Currently there are 103 pitchers on this list, the bottom ten of these are as follows;

10-Edinson Volquez
9-Kyle Kendrick
8-Jeremy Guthrie
7-Hector Noesi
6-Chris Young
5-Scott Feldman
4-Kyle Gibson
3-Kevin Correia
2-Roberto Hernandez
1-Jared Cosart

Now onto some trendy waiver-wire pitching pick ups:

Vance Worley

Rank: 69
Ownership Rate: 14%

With the addition of Worley to this list, there are now 104 starting pitchers in the rankings with Worley being number 69. Even coming off an excellent start in San Francisco and getting to face a gutted Diamondbacks team over the weekend, i'm still not really sold on Worley.

While his ERA is at 2.54, the projection i've come up with places him at 3.51. Not terrible but nowhere near as good as the surface numbers. One red flag out there is that he hasn't struck out many batters (5.44 per 9 innings) and he can't rely on a .266 BABIP forever. His projected rankings are 38th for ERA, 26th for Wins, 87th for strikeouts and 24th for walks.

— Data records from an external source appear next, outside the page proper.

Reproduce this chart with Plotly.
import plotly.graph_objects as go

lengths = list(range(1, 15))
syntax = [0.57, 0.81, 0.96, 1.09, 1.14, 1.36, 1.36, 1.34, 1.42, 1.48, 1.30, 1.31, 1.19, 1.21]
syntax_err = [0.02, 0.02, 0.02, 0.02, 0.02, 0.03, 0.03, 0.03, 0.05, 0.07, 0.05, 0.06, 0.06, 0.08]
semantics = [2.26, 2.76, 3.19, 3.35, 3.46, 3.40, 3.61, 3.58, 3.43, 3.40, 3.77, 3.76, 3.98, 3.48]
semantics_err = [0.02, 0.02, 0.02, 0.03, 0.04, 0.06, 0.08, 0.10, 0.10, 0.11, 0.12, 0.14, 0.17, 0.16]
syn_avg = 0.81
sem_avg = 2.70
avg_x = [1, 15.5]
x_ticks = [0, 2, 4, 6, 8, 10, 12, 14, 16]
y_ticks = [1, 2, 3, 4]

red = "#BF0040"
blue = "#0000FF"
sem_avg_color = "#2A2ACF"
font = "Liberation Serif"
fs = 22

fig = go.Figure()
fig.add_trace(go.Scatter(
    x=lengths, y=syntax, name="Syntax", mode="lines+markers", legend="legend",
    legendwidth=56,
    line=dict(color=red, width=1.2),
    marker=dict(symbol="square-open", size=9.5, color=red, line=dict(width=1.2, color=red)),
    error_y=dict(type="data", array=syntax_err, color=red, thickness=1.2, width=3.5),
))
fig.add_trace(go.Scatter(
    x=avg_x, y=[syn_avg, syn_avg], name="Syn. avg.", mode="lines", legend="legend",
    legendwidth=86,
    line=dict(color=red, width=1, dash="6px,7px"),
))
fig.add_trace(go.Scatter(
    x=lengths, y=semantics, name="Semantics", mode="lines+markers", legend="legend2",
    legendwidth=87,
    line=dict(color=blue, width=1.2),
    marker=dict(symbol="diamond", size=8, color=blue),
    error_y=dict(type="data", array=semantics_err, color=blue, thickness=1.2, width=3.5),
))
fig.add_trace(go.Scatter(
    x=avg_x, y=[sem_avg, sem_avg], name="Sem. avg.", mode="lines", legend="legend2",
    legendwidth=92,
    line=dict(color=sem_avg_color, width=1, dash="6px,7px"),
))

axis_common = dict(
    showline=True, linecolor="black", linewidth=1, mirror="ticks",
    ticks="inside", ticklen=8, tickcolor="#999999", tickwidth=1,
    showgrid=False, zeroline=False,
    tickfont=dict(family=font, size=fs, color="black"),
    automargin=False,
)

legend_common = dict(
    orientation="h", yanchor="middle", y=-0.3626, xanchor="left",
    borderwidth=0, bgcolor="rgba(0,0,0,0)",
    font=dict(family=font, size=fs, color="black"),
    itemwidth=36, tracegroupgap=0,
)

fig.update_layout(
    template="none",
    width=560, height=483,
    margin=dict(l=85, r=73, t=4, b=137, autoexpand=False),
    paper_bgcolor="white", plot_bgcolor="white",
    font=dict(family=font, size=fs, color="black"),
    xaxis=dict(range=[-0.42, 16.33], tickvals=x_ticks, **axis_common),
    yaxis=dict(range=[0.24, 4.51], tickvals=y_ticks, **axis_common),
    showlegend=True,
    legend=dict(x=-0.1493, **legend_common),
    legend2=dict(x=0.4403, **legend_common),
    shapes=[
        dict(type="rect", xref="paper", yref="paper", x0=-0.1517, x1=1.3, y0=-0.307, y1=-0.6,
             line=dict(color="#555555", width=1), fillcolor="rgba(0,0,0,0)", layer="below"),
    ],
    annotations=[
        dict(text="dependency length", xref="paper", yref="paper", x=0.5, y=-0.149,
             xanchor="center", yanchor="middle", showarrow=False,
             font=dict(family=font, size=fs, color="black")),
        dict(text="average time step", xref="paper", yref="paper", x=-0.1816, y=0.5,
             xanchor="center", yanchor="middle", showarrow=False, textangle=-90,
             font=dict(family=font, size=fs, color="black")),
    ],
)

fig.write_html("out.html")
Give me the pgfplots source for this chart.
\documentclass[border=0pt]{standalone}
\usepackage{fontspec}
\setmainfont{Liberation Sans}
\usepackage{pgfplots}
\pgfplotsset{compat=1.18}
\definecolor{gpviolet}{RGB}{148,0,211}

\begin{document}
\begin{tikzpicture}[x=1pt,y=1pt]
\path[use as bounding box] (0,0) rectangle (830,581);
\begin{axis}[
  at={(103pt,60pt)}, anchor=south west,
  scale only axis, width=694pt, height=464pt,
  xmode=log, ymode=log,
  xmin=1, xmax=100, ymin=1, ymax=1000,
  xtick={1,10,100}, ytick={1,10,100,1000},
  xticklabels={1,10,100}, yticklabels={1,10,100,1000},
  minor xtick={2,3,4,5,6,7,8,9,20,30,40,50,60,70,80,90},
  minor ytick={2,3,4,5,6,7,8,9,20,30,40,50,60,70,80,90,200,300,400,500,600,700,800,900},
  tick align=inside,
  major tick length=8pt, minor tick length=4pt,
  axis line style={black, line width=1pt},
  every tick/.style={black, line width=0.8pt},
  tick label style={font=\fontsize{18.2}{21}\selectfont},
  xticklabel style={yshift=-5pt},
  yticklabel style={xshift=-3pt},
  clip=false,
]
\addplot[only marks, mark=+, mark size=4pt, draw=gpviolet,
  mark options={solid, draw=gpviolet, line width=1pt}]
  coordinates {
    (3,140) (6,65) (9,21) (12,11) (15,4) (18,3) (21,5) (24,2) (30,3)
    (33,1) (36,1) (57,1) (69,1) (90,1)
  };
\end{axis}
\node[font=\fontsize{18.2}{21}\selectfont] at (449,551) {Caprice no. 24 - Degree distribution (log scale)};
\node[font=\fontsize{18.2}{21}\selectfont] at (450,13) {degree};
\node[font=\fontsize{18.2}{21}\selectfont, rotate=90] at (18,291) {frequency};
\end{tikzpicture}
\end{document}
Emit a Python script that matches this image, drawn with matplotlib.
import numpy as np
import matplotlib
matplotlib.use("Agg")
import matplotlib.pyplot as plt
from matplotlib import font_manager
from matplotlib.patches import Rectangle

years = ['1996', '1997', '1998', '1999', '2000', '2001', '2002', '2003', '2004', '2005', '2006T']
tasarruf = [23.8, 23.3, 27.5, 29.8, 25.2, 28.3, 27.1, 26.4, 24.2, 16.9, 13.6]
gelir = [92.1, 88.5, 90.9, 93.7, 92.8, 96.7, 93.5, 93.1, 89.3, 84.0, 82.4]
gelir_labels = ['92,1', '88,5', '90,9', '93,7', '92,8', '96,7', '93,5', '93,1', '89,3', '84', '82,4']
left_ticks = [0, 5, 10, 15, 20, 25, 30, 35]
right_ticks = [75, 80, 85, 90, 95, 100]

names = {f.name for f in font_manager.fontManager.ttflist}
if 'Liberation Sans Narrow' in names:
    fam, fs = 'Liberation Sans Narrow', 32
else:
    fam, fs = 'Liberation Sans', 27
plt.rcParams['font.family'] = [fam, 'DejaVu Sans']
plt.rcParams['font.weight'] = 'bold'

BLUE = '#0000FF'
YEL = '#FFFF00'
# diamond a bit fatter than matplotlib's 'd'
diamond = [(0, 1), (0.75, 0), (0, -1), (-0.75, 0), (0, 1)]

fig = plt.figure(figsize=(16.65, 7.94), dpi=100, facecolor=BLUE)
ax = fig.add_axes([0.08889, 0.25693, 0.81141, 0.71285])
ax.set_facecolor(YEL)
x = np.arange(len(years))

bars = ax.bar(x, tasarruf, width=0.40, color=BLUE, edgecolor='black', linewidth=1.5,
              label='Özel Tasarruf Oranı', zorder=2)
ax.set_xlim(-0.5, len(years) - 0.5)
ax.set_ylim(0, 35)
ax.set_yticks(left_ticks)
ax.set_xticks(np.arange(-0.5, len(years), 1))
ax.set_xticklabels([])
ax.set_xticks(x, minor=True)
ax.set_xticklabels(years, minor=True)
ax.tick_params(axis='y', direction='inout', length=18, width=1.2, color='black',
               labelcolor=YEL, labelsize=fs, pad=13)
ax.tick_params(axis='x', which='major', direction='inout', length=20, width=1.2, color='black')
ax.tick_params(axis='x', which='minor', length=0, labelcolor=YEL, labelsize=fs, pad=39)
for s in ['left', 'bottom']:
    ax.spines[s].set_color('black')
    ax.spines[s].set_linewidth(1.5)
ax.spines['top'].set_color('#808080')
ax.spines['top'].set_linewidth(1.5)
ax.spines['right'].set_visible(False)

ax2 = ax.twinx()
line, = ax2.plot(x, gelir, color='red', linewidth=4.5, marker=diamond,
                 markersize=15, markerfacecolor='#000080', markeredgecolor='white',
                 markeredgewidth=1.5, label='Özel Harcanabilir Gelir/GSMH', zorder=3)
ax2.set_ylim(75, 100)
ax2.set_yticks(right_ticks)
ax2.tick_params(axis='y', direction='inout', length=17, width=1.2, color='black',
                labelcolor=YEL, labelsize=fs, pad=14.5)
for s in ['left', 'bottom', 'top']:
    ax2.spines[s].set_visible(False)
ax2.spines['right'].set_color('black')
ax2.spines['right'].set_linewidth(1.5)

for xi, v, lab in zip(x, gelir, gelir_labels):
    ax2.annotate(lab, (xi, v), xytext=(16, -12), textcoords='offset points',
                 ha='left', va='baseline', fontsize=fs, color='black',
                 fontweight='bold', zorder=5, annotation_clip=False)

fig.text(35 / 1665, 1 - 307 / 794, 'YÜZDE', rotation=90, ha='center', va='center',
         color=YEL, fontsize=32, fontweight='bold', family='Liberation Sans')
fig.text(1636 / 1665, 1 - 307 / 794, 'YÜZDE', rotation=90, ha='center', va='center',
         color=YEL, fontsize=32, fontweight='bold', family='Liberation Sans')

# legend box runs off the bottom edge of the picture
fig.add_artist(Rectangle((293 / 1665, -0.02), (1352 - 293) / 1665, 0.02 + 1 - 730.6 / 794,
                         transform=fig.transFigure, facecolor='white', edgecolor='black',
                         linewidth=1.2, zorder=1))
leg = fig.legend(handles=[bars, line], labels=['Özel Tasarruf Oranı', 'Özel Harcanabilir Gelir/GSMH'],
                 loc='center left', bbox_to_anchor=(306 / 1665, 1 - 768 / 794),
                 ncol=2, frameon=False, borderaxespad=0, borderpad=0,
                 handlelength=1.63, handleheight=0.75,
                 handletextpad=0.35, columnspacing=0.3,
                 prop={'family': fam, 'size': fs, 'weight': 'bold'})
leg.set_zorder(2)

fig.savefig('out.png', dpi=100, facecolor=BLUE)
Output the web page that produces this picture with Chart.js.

Basically, the main thing driving down the ranking is the strikeouts (lack of).With the Pirates being in the thick of the pennant race, he should stumble into some wins and  shouldn't hurt too bad on the WHIP. Still, with a less than inspiring track record, i'm not ready to buy on him.

Justin Masterson

Rank: 85
Ownership Rate: 44%

His value has been up as a speculation play as he got recently traded to the St. Louis Cardinals. While he has been better than his 5+ ERA has indicated, he hasn't been that much better (4.31 estimate). Still with the change in leagues, it's possible that this could be the change that is needed for him to improve performance. The only plus aspect I see with him is that his strikeouts still project to be strong (ranked 28th) but this is over-ridden by the fact that he ranks dead last in walks.